When corporate policies meet precision scientific equipment

One of my colleagues used to work as an IT consultant, and one of his clients was a tobacco company. Since they were a tobacco company, the company policy on smoking was "You can smoke anywhere, any time."

"Anywhere" includes the labs. The labs with very expensive precision scientific equipment.

My colleague told me that this policy meant that the company regularly replaced $50,000 pieces of equipment after only a few months, thanks to smoke damage. But the company couldn't change their smoking policy. Imagine the public relations disaster if a tobacco company had a no-smoking policy!

Starting next year, cigarette maker Reynolds American will be a smoke-free workplace.

Bonus chatter: One of the researchers showed my colleague one of those pieces of expensive scientific equipment. The way my colleague explained it, "On the graph was a spike. The spike is what makes the cigarette taste good. It also is what kills you. The trick was to tweak the product in order to move the spike far enough to the right that people prefer the product over the competition, but not so far that you end up killing your customer base." (Note that this was my colleague's interpretation of what the researcher said, not the researcher's actual words.)

Comments (14)
  1. IanBoyd says:

    I was trying to imagine who in the public would be grumpy if a tobacco company had a no-smoking policy. Who would take the opportunity to stand up and grandstand just because they can. Turns out it's right there in the linked story. The company is doomed to complaints no matter what they do.

    Bonus Chatter: I love the line that gave me an excellent perspective on the issue, "Every Surgeon General since 1964 has warned the public about smoking and since 1966 through Congressional mandate a pack of cigarettes has to carry a warning label. Turning around now and saying 'we've been had,' is frankly ridiculous."

  2. foo says:

    I once accompanied a salesman to a factory of a large (two nations in its name) tobacco company. My role was to answer technical questions. I remember half-expecting to see people puffing away around the table during the meeting like in old movies. (The board of inquiry scene in Aliens came to mind.) Anyways, I was surprised that there was no smoking allowed onsite except in designated outdoor areas. But the inside of the factory had the sweet, sweet smell of tobacco all through it. And coffee was free from regularly spaced vending machines along the hallways. Hallways with large posters of classic cigarette ads adorning the walls.

  3. asdf says:

    Raymond, I don't know how to contact Microsoft to report localization bugs but I just installed the latest windows preview builds and whoever localized it to en-US made the "Windows 9 Technical Preview" display strings use nonary instead of decimal.

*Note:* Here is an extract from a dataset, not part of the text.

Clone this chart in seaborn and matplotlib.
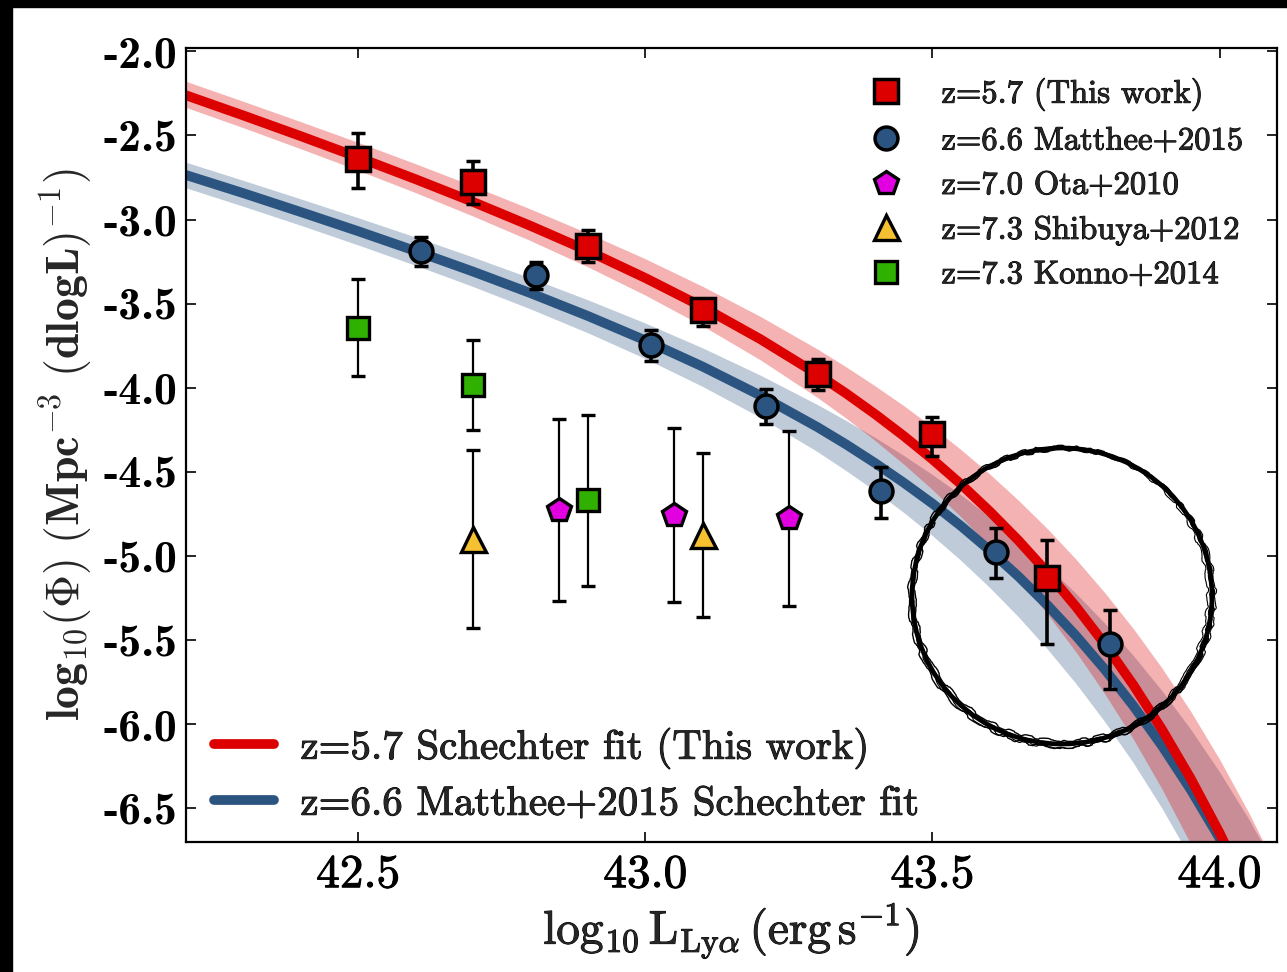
import matplotlib
matplotlib.use("Agg")
import numpy as np
import pandas as pd
import matplotlib.pyplot as plt
import matplotlib.patheffects as pe
import seaborn as sns
from matplotlib.lines import Line2D
from matplotlib.patches import Ellipse, Rectangle
from matplotlib.ticker import FormatStrFormatter, MultipleLocator

# ---- data ----
# z=5.7 (this work): value, upper end, lower end of error bar
lum_57 = [42.5, 42.7, 42.9, 43.1, 43.3, 43.5, 43.7]
phi_57 = [-2.64, -2.775, -3.154, -3.54, -3.92, -4.276, -5.132]
phi_57_top = [-2.485, -2.653, -3.063, -3.47, -3.83, -4.173, -4.903]
phi_57_bot = [-2.81, -2.91, -3.253, -3.63, -4.015, -4.405, -5.52]

# z=6.6 Matthee+2015
lum_66 = [42.61, 42.81, 43.01, 43.21, 43.41, 43.61, 43.81]
phi_66 = [-3.188, -3.33, -3.746, -4.108, -4.613, -4.977, -5.52]
phi_66_top = [-3.105, -3.253, -3.659, -4.005, -4.47, -4.834, -5.32]
phi_66_bot = [-3.277, -3.41, -3.84, -4.217, -4.771, -5.132, -5.79]

# z=7.0 Ota+2010
lum_ota = [42.85, 43.05, 43.25]
phi_ota = [-4.726, -4.755, -4.771]
phi_ota_top = [-4.187, -4.236, -4.257]
phi_ota_bot = [-5.266, -5.276, -5.296]

# z=7.3 Shibuya+2012
lum_shi = [42.7, 43.1]
phi_shi = [-4.897, -4.874]
phi_shi_top = [-4.369, -4.389]
phi_shi_bot = [-5.428, -5.365]

# z=7.3 Konno+2014
lum_kon = [42.5, 42.7, 42.9]
phi_kon = [-3.643, -3.985, -4.668]
phi_kon_top = [-3.352, -3.718, -4.16]
phi_kon_bot = [-3.93, -4.253, -5.179]

# Schechter fit curves and their shaded ranges
fit_lum = [42.2, 42.3, 42.4, 42.5, 42.6, 42.7, 42.8, 42.9, 43.0, 43.1, 43.2,
           43.3, 43.35, 43.4, 43.45, 43.5, 43.55, 43.6, 43.65, 43.7, 43.75,
           43.8, 43.85, 43.9, 43.95, 44.0, 44.05, 44.1]
fit_57 = [-2.261, -2.381, -2.504, -2.630, -2.760, -2.895, -3.037, -3.186,
          -3.347, -3.520, -3.710, -3.920, -4.034, -4.156, -4.286, -4.425,
          -4.574, -4.735, -4.908, -5.097, -5.301, -5.523, -5.767, -6.032,
          -6.324, -6.645, -6.998, -7.387]
fit_57_hi = [-2.178, -2.297, -2.418, -2.541, -2.668, -2.800, -2.937, -3.081,
             -3.233, -3.397, -3.575, -3.770, -3.876, -3.988, -4.106, -4.233,
             -4.368, -4.513, -4.669, -4.837, -5.019, -5.217, -5.432, -5.667,
             -5.924, -6.208, -6.520, -6.862]
fit_57_lo = [-2.333, -2.454, -2.579, -2.707, -2.840, -2.979, -3.125, -3.281,
             -3.449, -3.632, -3.833, -4.058, -4.181, -4.313, -4.454, -4.605,
             -4.768, -4.945, -5.136, -5.344, -5.570, -5.818, -6.089, -6.386,
             -6.713, -7.073, -7.5, -7.9]
fit_66 = [-2.735, -2.843, -2.955, -3.069, -3.187, -3.309, -3.437, -3.573,
          -3.718, -3.874, -4.045, -4.234, -4.337, -4.447, -4.564, -4.688,
          -4.822, -4.967, -5.122, -5.291, -5.474, -5.673, -5.891, -6.129,
          -6.390, -6.677, -6.992, -7.340]
fit_66_hi = [-2.659, -2.767, -2.877, -2.989, -3.104, -3.223, -3.347, -3.477,
             -3.615, -3.763, -3.924, -4.100, -4.195, -4.295, -4.402, -4.516,
             -4.637, -4.768, -4.908, -5.059, -5.222, -5.399, -5.592, -5.802,
             -6.031, -6.283, -6.559, -6.862]
fit_66_lo = [-2.811, -2.921, -3.034, -3.151, -3.272, -3.398, -3.531, -3.673,
             -3.826, -3.992, -4.175, -4.380, -4.493, -4.612, -4.741, -4.879,
             -5.027, -5.188, -5.362, -5.552, -5.758, -5.984, -6.230, -6.501,
             -6.799, -7.127, -7.5, -7.9]

RED = "#dd0000"
BLUE = "#2b5580"
MAG = "#e000e0"
YEL = "#f6c131"
GRN = "#30b000"

sns.set_style("ticks")
plt.rcParams["font.family"] = ["cmr10", "DejaVu Serif"]
plt.rcParams["mathtext.fontset"] = "cm"
plt.rcParams["axes.unicode_minus"] = False

heavy = [pe.withStroke(linewidth=0.7, foreground="k")]

fig = plt.figure(figsize=(12.87, 9.72), dpi=100)
ax = fig.add_axes([0.1445, 0.1337, 0.8477, 0.8169])

fits = pd.DataFrame({"L": fit_lum, "f57": fit_57, "f66": fit_66})

ax.fill_between(fit_lum, fit_66_lo, fit_66_hi, color=BLUE, alpha=0.3, lw=0, zorder=1)
ax.fill_between(fit_lum, fit_57_lo, fit_57_hi, color=RED, alpha=0.3, lw=0, zorder=1.1)
sns.lineplot(data=fits, x="L", y="f66", color=BLUE, lw=7, ax=ax, zorder=2,
             legend=False, sort=False)
sns.lineplot(data=fits, x="L", y="f57", color=RED, lw=7, ax=ax, zorder=2.1,
             legend=False, sort=False)


def err(vals, top, bot):
    v = np.array(vals)
    return [v - np.array(bot), np.array(top) - v]


# thin error bars for the literature points
for lx, ly, lt, lb, mk, ms, col in [
    (lum_kon, phi_kon, phi_kon_top, phi_kon_bot, "s", 16, GRN),
    (lum_ota, phi_ota, phi_ota_top, phi_ota_bot, "p", 18, MAG),
    (lum_shi, phi_shi, phi_shi_top, phi_shi_bot, "^", 18, YEL),
]:
    ax.errorbar(lx, ly, yerr=err(ly, lt, lb), fmt=mk, ms=ms,
                mfc=col, mec="k", mew=2.4, ecolor="k", elinewidth=1.6,
                capsize=5, capthick=2.4, zorder=4)

ax.errorbar(lum_66, phi_66, yerr=err(phi_66, phi_66_top, phi_66_bot), fmt="o",
            ms=16.5, mfc=BLUE, mec="k", mew=2.5, ecolor="k", elinewidth=2.6,
            capsize=5, capthick=2.6, zorder=5)
ax.errorbar(lum_57, phi_57, yerr=err(phi_57, phi_57_top, phi_57_bot), fmt="s",
            ms=17, mfc=RED, mec="k", mew=2.5, ecolor="k", elinewidth=2.6,
            capsize=5, capthick=2.6, zorder=5)

ax.set_xlim(42.2, 44.1)
ax.set_ylim(-6.7, -1.98)
ax.xaxis.set_major_locator(MultipleLocator(0.5))
ax.yaxis.set_major_locator(MultipleLocator(0.5))
ax.xaxis.set_major_formatter(FormatStrFormatter("%.1f"))
ax.yaxis.set_major_formatter(FormatStrFormatter("%.1f"))
ax.tick_params(direction="in", length=7, width=1.2, top=True, right=True,
               colors="k")
ax.tick_params(axis="x", pad=9)
ax.tick_params(axis="y", pad=6)
for lab in ax.get_xticklabels():
    lab.set_fontsize(34)
    lab.set_path_effects(heavy)
for lab in ax.get_yticklabels():
    lab.set_fontsize(33)
    lab.set_fontweight("bold")
    lab.set_family(["cmb10", "DejaVu Serif"])
for s in ax.spines.values():
    s.set_linewidth(1.6)
    s.set_color("k")

ax.set_xlabel(r"$\mathrm{log_{10}\,L_{Ly\alpha}\,(erg\,s^{-1})}$", fontsize=34,
              labelpad=4, path_effects=heavy)
ax.set_ylabel(r"$\mathbf{log_{10}(\Phi)\ (Mpc^{-3}\ (dlogL)^{-1})}$", fontsize=33,
              labelpad=6)

# point legend (upper right)
pt_handles = [
    Line2D([], [], ls="none", marker="s", ms=17, mfc=RED, mec="k", mew=2.5),
    Line2D([], [], ls="none", marker="o", ms=16.5, mfc=BLUE, mec="k", mew=2.5),
    Line2D([], [], ls="none", marker="p", ms=18, mfc=MAG, mec="k", mew=2.4),
    Line2D([], [], ls="none", marker="^", ms=18, mfc=YEL, mec="k", mew=2.4),
    Line2D([], [], ls="none", marker="s", ms=16, mfc=GRN, mec="k", mew=2.4),
]
pt_labels = ["z=5.7 (This work)", "z=6.6 Matthee+2015", "z=7.0 Ota+2010",
             "z=7.3 Shibuya+2012", "z=7.3 Konno+2014"]
leg1 = ax.legend(pt_handles, pt_labels, loc="upper right", frameon=False,
                 fontsize=23.5, handletextpad=0.7, labelspacing=0.47,
                 borderaxespad=0.3, bbox_to_anchor=(0.99, 0.992))
for t in leg1.get_texts():
    t.set_path_effects(heavy)
ax.add_artist(leg1)

ln_handles = [Line2D([], [], color=RED, lw=7), Line2D([], [], color=BLUE, lw=7)]
ln_labels = ["z=5.7 Schechter fit (This work)", "z=6.6 Matthee+2015 Schechter fit"]
leg2 = ax.legend(ln_handles, ln_labels, loc="lower left", frameon=False,
                 fontsize=29.5, handlelength=1.45, handletextpad=0.65,
                 labelspacing=0.42, borderaxespad=0.4,
                 bbox_to_anchor=(-0.004, -0.017))
for t in leg2.get_texts():
    t.set_path_effects(heavy)

# hand drawn circle: a solid ring plus a few rough brush strokes
ring = Ellipse((1062 / 1287, 1 - 596 / 972), 300 / 1287, 296 / 972, fill=False,
               ec="k", lw=3.4, transform=fig.transFigure, zorder=10)
fig.add_artist(ring)
strokes = [(296, 291, 1, -1, 1.0), (305, 301, -1, 1, 1.0),
           (303, 294, 2, 1, 0.8), (295, 295, -2, 0, 0.8), (301, 299, 0, 2, 0.8)]
for w, h, dx, dy, lw in strokes:
    e = Ellipse(((1062 + dx) / 1287, 1 - (596 + dy) / 972), w / 1287, h / 972,
                fill=False, ec="k", lw=lw, transform=fig.transFigure, zorder=10)
    e.set_sketch_params(scale=1.2, length=40, randomness=8)
    fig.add_artist(e)

# black border strips at top and left of the figure image
fig.add_artist(Rectangle((0, 1 - 7 / 972), 1, 7 / 972, color="k",
                         transform=fig.transFigure, zorder=20))
fig.add_artist(Rectangle((0, 0), 12 / 1287, 1, color="k",
                         transform=fig.transFigure, zorder=20))

fig.savefig("out.png", dpi=100, facecolor="white")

  4. I can see some pretty good safety and stock control reasons for not allowing smoking inside a tobacco factory, frankly.  Such as you are basically in a building whose sole purpose is to produce something designed to burn.  And comparatively you're not allowed to take money into the working areas of a mint for a reason.

  5. koolraap says:

    For some reason I'm tangentially reminded of my friend who's dad designed and built condom testing machines (and associated software) — there wasn't a handle in their house that wasn't lubricated.

  6. David Crowell says:

    A friend of mine is a developer for a tobacco company.  She's also a former smoker with COPD.  Ugh.

  7. Ed R. says:

    I used to work for a multi-level marketing company, as a salaried software dev, not as a distributor/consultant/reseller. When they recruited me, I was afraid that once on board they might pressure me into becoming a distributor, but I was surprised to learn that staff and their immediates are not even allowed to sign up as distributors. Too much possibility of inside advantage.

    While I was working for another company, a colleague in sales visited Burger King headquarters. He found the BK executives he was to meet with enjoying a lunch from Wendy's. Of course, those executives know what's inside BK's food.

    I suppose that might be why you'd find nonsmokers at a tobacco company. Too much inside info.

  8. jgh says:

    Reminds me of when I was working in Hong Kong, one of our clients preferred to regularly replace their computer equipment, then to invest in buying an air conditioner.

  9. DWalker says:

    @asdf:  One phone number for Microsoft Support, that I use, for IT Professionals is 800-936-4700.  At least there, you can talk to someone who can tell you the right contacts.

  10. Nikolai says:


    Read his message twice, triple times, until you get the joke…

  11. Kramii says:


    I've read it 9 times, and I still don't get it.

  12. Simon Farnsworth says:


    "Nonary" is base 9, just as "binary" is base 2 and "hexadecimal" is base 16.

    If that doesn't help you get the (dire) joke, remember that "16" in decimal is "10" in hexadecimal and "2" in decimal is "10" in binary. "10" in nonary is "9" in decimal.

    If you're still not there, remember that MS recently announced that what had been "Windows 9" is now going to be "Windows 10".

  13. mh says:

    @Simon Farnsworth

    I think Kramii did get it.

  14. Marc K says:

    Ed. R: "…the BK executives he was to meet with enjoying a lunch from Wendy's. Of course, those executives know what's inside BK's food…"

    They would be pretty naive if they didn't realize that the exact same things are also in Wendy's food.